• **STATED GOAL**
Transcribe every line from the top down to the line with "ha='center', va='center', fontsize=fs, color='#111111')", both ends included, but not the pictures.

* BEGIN DATASET SECTION *

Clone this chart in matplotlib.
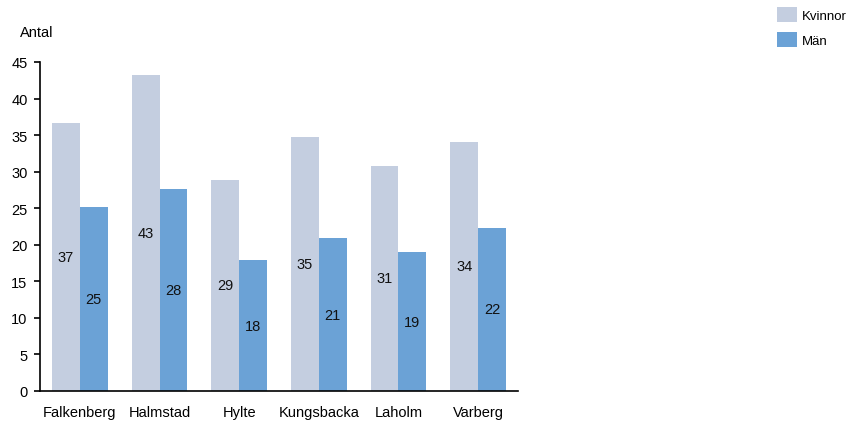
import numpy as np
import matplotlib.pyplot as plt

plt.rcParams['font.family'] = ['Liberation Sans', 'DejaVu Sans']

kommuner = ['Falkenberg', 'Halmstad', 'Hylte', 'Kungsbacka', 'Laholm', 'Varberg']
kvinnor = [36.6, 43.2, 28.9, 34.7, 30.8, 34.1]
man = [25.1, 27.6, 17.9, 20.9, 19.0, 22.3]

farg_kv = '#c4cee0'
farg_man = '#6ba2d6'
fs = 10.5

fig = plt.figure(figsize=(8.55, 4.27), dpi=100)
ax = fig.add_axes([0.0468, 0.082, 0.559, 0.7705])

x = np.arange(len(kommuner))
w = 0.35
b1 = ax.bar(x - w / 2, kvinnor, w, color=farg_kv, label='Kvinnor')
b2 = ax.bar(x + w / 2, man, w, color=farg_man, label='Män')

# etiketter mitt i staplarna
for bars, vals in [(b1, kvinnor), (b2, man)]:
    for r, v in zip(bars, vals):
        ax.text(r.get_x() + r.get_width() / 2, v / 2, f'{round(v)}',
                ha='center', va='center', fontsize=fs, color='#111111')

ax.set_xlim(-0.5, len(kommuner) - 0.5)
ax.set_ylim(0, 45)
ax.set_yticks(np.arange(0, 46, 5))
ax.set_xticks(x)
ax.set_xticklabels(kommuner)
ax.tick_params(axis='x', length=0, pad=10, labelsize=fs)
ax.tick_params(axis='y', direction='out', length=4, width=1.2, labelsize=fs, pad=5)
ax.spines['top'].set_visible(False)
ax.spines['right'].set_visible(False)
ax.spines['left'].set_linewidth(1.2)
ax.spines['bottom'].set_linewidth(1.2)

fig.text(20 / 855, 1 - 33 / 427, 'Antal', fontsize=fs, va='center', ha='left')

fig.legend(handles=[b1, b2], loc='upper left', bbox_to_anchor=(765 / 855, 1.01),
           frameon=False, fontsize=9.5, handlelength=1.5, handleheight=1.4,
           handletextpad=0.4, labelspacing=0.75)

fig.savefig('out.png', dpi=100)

* END DATASET SECTION *

• **COMPLETE ANSWER**
Clone this chart in matplotlib.
import numpy as np
import matplotlib.pyplot as plt

plt.rcParams['font.family'] = ['Liberation Sans', 'DejaVu Sans']

kommuner = ['Falkenberg', 'Halmstad', 'Hylte', 'Kungsbacka', 'Laholm', 'Varberg']
kvinnor = [36.6, 43.2, 28.9, 34.7, 30.8, 34.1]
man = [25.1, 27.6, 17.9, 20.9, 19.0, 22.3]

farg_kv = '#c4cee0'
farg_man = '#6ba2d6'
fs = 10.5

fig = plt.figure(figsize=(8.55, 4.27), dpi=100)
ax = fig.add_axes([0.0468, 0.082, 0.559, 0.7705])

x = np.arange(len(kommuner))
w = 0.35
b1 = ax.bar(x - w / 2, kvinnor, w, color=farg_kv, label='Kvinnor')
b2 = ax.bar(x + w / 2, man, w, color=farg_man, label='Män')

# etiketter mitt i staplarna
for bars, vals in [(b1, kvinnor), (b2, man)]:
    for r, v in zip(bars, vals):
        ax.text(r.get_x() + r.get_width() / 2, v / 2, f'{round(v)}',
                ha='center', va='center', fontsize=fs, color='#111111')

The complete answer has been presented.